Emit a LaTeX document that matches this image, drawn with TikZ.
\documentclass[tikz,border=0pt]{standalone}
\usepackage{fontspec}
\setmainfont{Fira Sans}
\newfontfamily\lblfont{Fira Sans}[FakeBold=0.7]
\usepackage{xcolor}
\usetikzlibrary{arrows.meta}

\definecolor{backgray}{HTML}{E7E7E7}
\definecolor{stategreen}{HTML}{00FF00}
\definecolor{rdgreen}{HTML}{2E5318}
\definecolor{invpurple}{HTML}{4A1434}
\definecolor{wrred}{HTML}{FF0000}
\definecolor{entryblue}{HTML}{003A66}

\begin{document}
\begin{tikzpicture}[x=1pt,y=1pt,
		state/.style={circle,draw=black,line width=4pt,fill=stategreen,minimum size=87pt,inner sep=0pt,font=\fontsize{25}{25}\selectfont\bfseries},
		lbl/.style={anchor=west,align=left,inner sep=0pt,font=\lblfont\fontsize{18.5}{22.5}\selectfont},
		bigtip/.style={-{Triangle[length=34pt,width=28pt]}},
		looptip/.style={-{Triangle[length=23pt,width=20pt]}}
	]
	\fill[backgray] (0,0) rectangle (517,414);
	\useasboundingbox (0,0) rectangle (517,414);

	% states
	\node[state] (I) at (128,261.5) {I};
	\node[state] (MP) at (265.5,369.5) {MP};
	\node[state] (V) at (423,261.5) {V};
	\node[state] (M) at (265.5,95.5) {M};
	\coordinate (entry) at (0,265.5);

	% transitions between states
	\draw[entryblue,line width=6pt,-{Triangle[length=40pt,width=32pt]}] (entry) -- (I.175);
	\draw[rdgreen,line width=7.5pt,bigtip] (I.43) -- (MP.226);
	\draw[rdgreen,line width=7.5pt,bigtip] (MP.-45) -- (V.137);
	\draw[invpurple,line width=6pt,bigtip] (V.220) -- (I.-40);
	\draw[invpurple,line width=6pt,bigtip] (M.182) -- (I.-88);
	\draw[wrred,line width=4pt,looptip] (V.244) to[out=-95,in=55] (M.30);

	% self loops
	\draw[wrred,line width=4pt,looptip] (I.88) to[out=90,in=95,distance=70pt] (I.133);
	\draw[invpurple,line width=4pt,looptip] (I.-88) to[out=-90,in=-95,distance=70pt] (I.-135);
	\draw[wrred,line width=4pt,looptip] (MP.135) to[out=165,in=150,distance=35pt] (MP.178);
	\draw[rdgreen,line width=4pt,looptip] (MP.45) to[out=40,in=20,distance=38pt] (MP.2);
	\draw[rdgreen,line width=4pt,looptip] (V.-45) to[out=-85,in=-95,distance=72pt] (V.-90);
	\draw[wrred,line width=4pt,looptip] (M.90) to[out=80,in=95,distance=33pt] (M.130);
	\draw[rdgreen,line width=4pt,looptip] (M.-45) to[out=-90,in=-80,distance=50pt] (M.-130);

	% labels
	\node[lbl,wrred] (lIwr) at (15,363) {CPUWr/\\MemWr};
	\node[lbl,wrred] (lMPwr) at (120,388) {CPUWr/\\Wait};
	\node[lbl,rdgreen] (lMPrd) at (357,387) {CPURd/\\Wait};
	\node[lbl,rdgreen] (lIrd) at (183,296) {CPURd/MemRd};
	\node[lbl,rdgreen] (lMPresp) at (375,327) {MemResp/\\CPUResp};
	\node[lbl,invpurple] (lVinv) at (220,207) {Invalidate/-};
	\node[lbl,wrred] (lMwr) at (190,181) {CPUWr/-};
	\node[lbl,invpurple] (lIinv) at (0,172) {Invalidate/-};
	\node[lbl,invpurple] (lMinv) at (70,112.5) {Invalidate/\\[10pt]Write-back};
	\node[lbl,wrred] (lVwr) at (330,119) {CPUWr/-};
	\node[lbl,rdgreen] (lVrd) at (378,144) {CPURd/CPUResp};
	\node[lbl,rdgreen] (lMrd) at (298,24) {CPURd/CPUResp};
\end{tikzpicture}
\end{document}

====

Emit the full listing verbatim.

Emit a LaTeX document that matches this image, drawn with TikZ.
\documentclass[tikz,border=0pt]{standalone}
\usepackage{fontspec}
\setmainfont{Fira Sans}
\newfontfamily\lblfont{Fira Sans}[FakeBold=0.7]
\usepackage{xcolor}
\usetikzlibrary{arrows.meta}

\definecolor{backgray}{HTML}{E7E7E7}
\definecolor{stategreen}{HTML}{00FF00}
\definecolor{rdgreen}{HTML}{2E5318}
\definecolor{invpurple}{HTML}{4A1434}
\definecolor{wrred}{HTML}{FF0000}
\definecolor{entryblue}{HTML}{003A66}

\begin{document}
\begin{tikzpicture}[x=1pt,y=1pt,
		state/.style={circle,draw=black,line width=4pt,fill=stategreen,minimum size=87pt,inner sep=0pt,font=\fontsize{25}{25}\selectfont\bfseries},
		lbl/.style={anchor=west,align=left,inner sep=0pt,font=\lblfont\fontsize{18.5}{22.5}\selectfont},
		bigtip/.style={-{Triangle[length=34pt,width=28pt]}},
		looptip/.style={-{Triangle[length=23pt,width=20pt]}}
	]
	\fill[backgray] (0,0) rectangle (517,414);
	\useasboundingbox (0,0) rectangle (517,414);

	% states
	\node[state] (I) at (128,261.5) {I};
	\node[state] (MP) at (265.5,369.5) {MP};
	\node[state] (V) at (423,261.5) {V};
	\node[state] (M) at (265.5,95.5) {M};
	\coordinate (entry) at (0,265.5);

	% transitions between states
	\draw[entryblue,line width=6pt,-{Triangle[length=40pt,width=32pt]}] (entry) -- (I.175);
	\draw[rdgreen,line width=7.5pt,bigtip] (I.43) -- (MP.226);
	\draw[rdgreen,line width=7.5pt,bigtip] (MP.-45) -- (V.137);
	\draw[invpurple,line width=6pt,bigtip] (V.220) -- (I.-40);
	\draw[invpurple,line width=6pt,bigtip] (M.182) -- (I.-88);
	\draw[wrred,line width=4pt,looptip] (V.244) to[out=-95,in=55] (M.30);

	% self loops
	\draw[wrred,line width=4pt,looptip] (I.88) to[out=90,in=95,distance=70pt] (I.133);
	\draw[invpurple,line width=4pt,looptip] (I.-88) to[out=-90,in=-95,distance=70pt] (I.-135);
	\draw[wrred,line width=4pt,looptip] (MP.135) to[out=165,in=150,distance=35pt] (MP.178);
	\draw[rdgreen,line width=4pt,looptip] (MP.45) to[out=40,in=20,distance=38pt] (MP.2);
	\draw[rdgreen,line width=4pt,looptip] (V.-45) to[out=-85,in=-95,distance=72pt] (V.-90);
	\draw[wrred,line width=4pt,looptip] (M.90) to[out=80,in=95,distance=33pt] (M.130);
	\draw[rdgreen,line width=4pt,looptip] (M.-45) to[out=-90,in=-80,distance=50pt] (M.-130);

	% labels
	\node[lbl,wrred] (lIwr) at (15,363) {CPUWr/\\MemWr};
	\node[lbl,wrred] (lMPwr) at (120,388) {CPUWr/\\Wait};
	\node[lbl,rdgreen] (lMPrd) at (357,387) {CPURd/\\Wait};
	\node[lbl,rdgreen] (lIrd) at (183,296) {CPURd/MemRd};
	\node[lbl,rdgreen] (lMPresp) at (375,327) {MemResp/\\CPUResp};
	\node[lbl,invpurple] (lVinv) at (220,207) {Invalidate/-};
	\node[lbl,wrred] (lMwr) at (190,181) {CPUWr/-};
	\node[lbl,invpurple] (lIinv) at (0,172) {Invalidate/-};
	\node[lbl,invpurple] (lMinv) at (70,112.5) {Invalidate/\\[10pt]Write-back};
	\node[lbl,wrred] (lVwr) at (330,119) {CPUWr/-};
	\node[lbl,rdgreen] (lVrd) at (378,144) {CPURd/CPUResp};
	\node[lbl,rdgreen] (lMrd) at (298,24) {CPURd/CPUResp};
\end{tikzpicture}
\end{document}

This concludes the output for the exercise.